Myanmar’s de facto leader Aung San Suu Kyi is leading her country’s defense at the International Court of Justice in The Hague against accusations of genocide against the country’s Rohingya Muslims.

The Nobel Peace laureate stood before the United Nations tribunal Wednesday and reiterated her government’s claim that the military was targeting Rohingya militants who had attacked security posts in western Rakhine state in August 2017.  She is appearing before the court in her official role as Myanmar’s foreign minister.  

Myanmar’s military launched a scorched earth campaign in response to the attacks, forcing more than 700,000 Rohingyas to flee into neighboring Bangladesh.  A U.N. investigation concluded the campaign was carried out “with genocidal intent,” based on interviews with survivors who gave numerous accounts of massacres, extrajudicial killings, gang rapes and the torching of entire villages.
The case against Myanmar was brought to the IJC by the small West African nation Gambia on behalf of the 57-member Organization for Islamic Cooperation.  Lawyers for Gambia recounted numerous acts of atrocities committed by Myanmar’s military during the crackdown during Tuesday’s opening session.

Aung San Suu Kyi called the allegations made by Gambia “misleading” during her opening statement.  

Myanmar’s leader Aung San Suu Kyi, center, and Gambia’s Justice Minister Aboubacarr Tambadou, left, listen to judges in the court room of the International Court of Justice, in The Hague, Netherlands, Dec. 9, 2019.

Gambian Justice Minister Abubacarr Tambadou told reporters Tuesday he wants the International Court of Justice to order special measures to protect the Rohingyas until the genocide case is heard in full.
“We are signatories to the Genocide Convention like any other state. It shows that you don’t have to have military power or economic power to stand for justice,” Tambadou said.

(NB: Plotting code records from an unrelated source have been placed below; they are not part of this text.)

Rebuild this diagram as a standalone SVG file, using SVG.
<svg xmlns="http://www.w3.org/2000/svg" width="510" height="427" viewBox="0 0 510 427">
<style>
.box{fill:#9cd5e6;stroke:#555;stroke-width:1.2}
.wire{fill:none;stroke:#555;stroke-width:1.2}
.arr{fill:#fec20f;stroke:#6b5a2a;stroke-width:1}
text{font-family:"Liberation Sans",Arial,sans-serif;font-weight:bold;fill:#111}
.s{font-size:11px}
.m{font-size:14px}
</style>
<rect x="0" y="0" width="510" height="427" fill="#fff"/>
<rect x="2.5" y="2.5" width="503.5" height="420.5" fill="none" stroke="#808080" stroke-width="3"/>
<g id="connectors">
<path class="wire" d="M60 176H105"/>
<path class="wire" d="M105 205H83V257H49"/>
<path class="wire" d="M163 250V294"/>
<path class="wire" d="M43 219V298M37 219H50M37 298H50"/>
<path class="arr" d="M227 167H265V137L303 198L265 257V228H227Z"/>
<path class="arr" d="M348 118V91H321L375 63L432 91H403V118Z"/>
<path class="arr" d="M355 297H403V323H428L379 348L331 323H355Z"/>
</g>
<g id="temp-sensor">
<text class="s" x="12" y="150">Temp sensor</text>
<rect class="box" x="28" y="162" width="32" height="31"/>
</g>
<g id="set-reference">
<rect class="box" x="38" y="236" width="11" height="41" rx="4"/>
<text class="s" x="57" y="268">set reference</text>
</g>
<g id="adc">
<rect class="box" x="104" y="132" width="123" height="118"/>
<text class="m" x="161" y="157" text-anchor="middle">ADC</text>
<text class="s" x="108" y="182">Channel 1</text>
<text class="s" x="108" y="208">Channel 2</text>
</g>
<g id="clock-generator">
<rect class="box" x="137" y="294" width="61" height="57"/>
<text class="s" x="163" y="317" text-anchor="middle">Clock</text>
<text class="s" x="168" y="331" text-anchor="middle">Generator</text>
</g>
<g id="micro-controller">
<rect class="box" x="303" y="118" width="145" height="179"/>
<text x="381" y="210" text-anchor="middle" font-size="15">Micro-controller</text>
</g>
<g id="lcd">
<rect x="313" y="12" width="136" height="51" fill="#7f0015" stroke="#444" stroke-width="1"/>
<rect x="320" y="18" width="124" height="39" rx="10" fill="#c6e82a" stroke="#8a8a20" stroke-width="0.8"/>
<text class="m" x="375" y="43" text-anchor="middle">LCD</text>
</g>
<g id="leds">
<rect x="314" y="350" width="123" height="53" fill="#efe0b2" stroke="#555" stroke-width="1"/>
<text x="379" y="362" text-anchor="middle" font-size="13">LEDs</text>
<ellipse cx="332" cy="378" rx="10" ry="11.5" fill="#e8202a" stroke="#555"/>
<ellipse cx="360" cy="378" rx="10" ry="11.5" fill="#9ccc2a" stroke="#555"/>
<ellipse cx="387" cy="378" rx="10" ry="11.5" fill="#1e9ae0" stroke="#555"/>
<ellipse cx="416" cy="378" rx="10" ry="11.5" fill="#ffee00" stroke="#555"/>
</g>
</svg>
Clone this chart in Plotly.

Aung San Suu Kyi won the Nobel Peace Prize in 1991 for her pro-democracy stand against Myanmar’s then-ruling military junta, which placed her under house arrest for 15 years until finally freeing her in 2010.  But her defense of the military’s actions against the Rohingyas has wrecked her reputation among the international community as an icon of democracy and human rights.  

The Rohingya were excluded from a 1982 citizenship law that bases full legal status through membership in a government-recognized indigenous group. The Myanmar government considers the Rohingya illegal immigrants from Bangladesh, effectively rendering the ethnic group stateless.

A ruling from the court to approve measures to protect the Rohingya is expected within weeks. A final ruling on the accusation of genocide could take several years.